One way to think about eventual consistency of file listing is to argue that we get a wrong answer. This is correct to some extent but not powerful enough to do something about it. To do something about it, we need to dig a bit deeper and understand the nature of this wrongness. I find it useful to characterise this in the following form:
  • Ghost files 
  • Conceived files 
Lets try to understand what they mean. Ghost files are files which are listed by the file listing operation but they have actually been deleted from the file system. This is a very common reason for job failures in spark and hive. They are called ghost for obvious reasons. Conceived files on the other hand are those files which actually exist, but were not returned by the listing API.  In the happy (immediately unhappy) path, eventual consistency causes jobs to fail, because further operations on ghost file keep failing, irrespective of the number of retries. In the unhappy (short term happy) path, we have data loss because of conceived file, because they are simply missing in the final result,  resulting in incorrect answers.  

Given these two constructs, we can argue that the wrongness of a listing operation will occur either because of Ghost files (files which shouldn't be present in the listing but are) and conceived files (files which should be present in the listing but are not there).
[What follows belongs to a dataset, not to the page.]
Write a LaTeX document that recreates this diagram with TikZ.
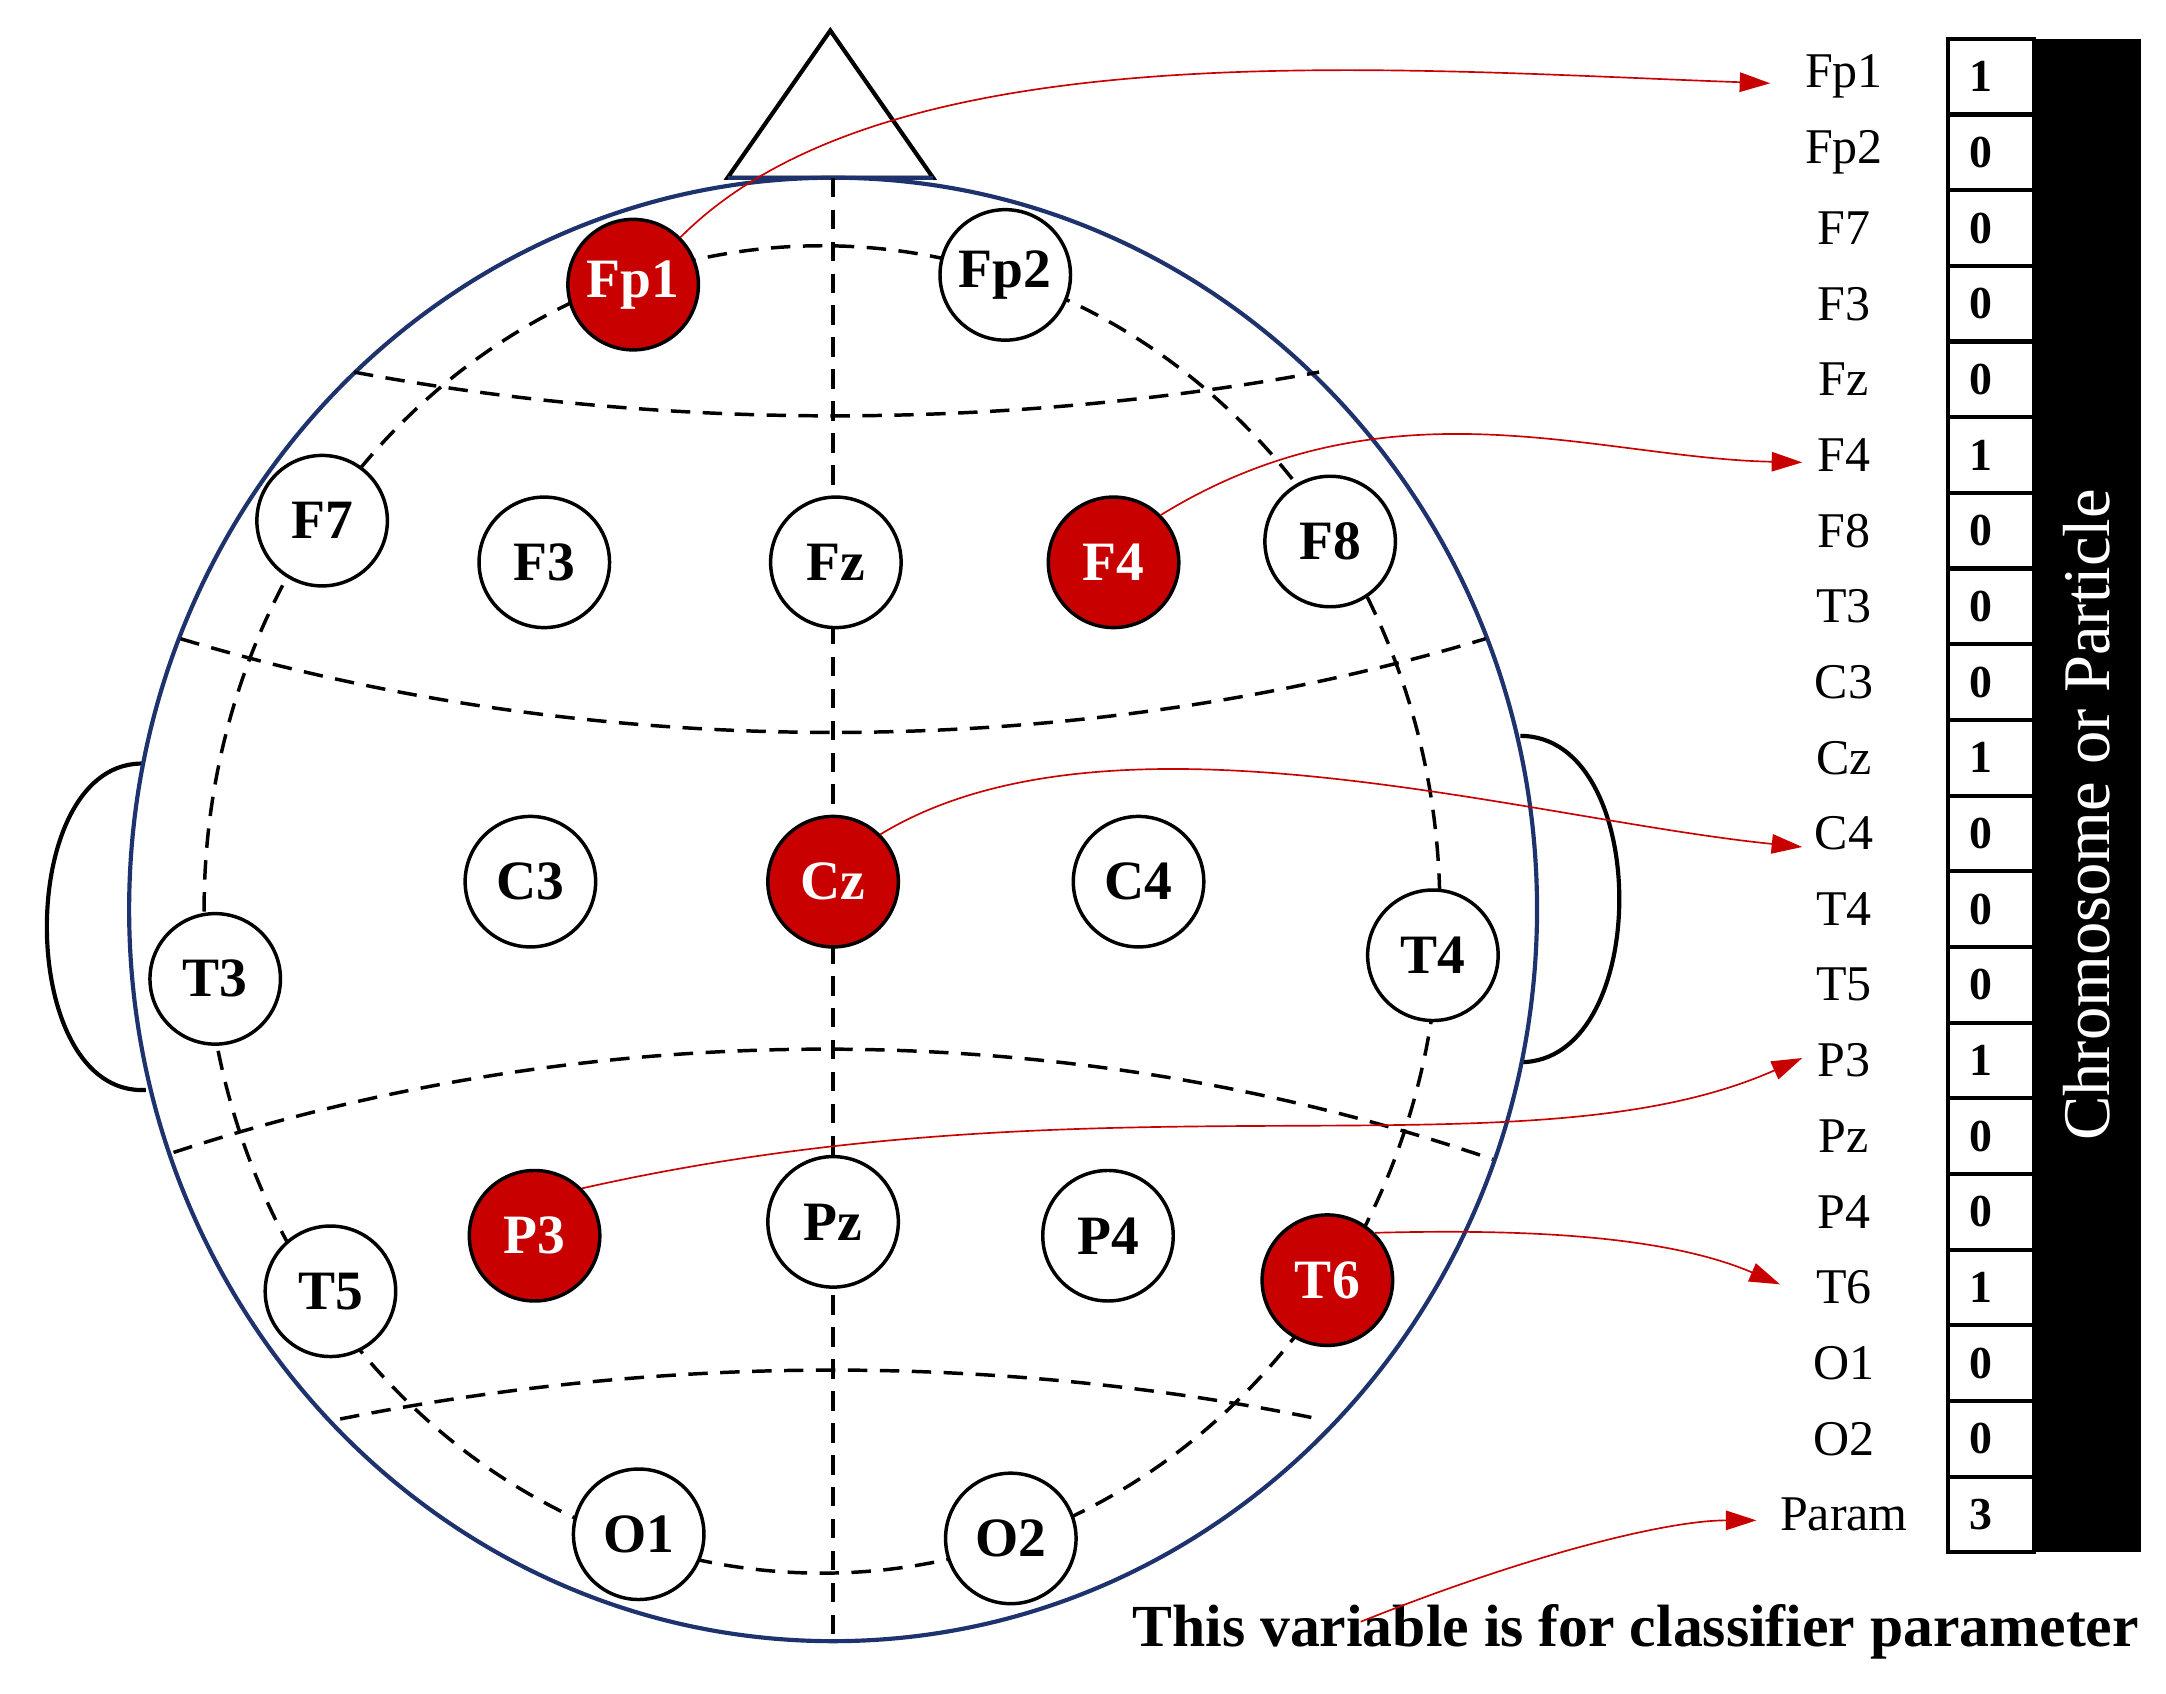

We can now have separate solutions for dealing with detection and consequences of these two file classes.

Dealing with Ghost files


Ghost file are files which shouldn't have existed in the listing API to start with. Once they show up, they cause different problem depending on what operations we are doing with these files. Most common problem would be subsequent file not found errors. One way to deal with this is to do a fresh listing operations and do a set subtraction.
Let A be the result of listing operation at time t1
and B be the result of listing operation at time t2,
where t2 > t1.
Set A-B i.e the files which are in A but not in B, is essentially the list of currently known ghost files. Once detected, we can choose to deal with them in some form. One simple way is to ignore the failures caused by ghost files, because we know they should fail. The other option is to remove them from our task queue, because we know they are not part of the final solution set. We might need to iterate multiple times (say, till a fixed point) to find out all the ghost files.

Dealing with Conceived files


Conceived files are the files which didn't even show up.
Lets again consider that A be the result of listing operation at time t1
and B be the result of listing operation at time t2,
where t2 > t1.
Set B-A i.e the files which are in B but were not in A, is essentially the list of current known conceived files. These are files which we would have missed if we only do a single listing operation. Once detected, we can choose to deal with them in some form.  Handling of conceived files is relatively simple. We just need to add them to our working set. We might need to iterate multiple times (say, till a fixed point) to find out all the conceived files and treat them as if they were part of the original listing operation. 

It is tempting to say why not wait until the system has become consistent before starting the work. In theory it works, it practice we don't know how much time it will take. Starting with whatever information we can get from the listing API, we get a head start and can keep revising our task set depending upon what further listing API reveals. What we get through this approach is correctness but without introducing any performance penalties.

In conclusion, we can deal with eventual consistency in file listing operations by repeating the listing operation, detecting ghost and conceived files and modifying our work queues to take our new knowledge about the listing status into account.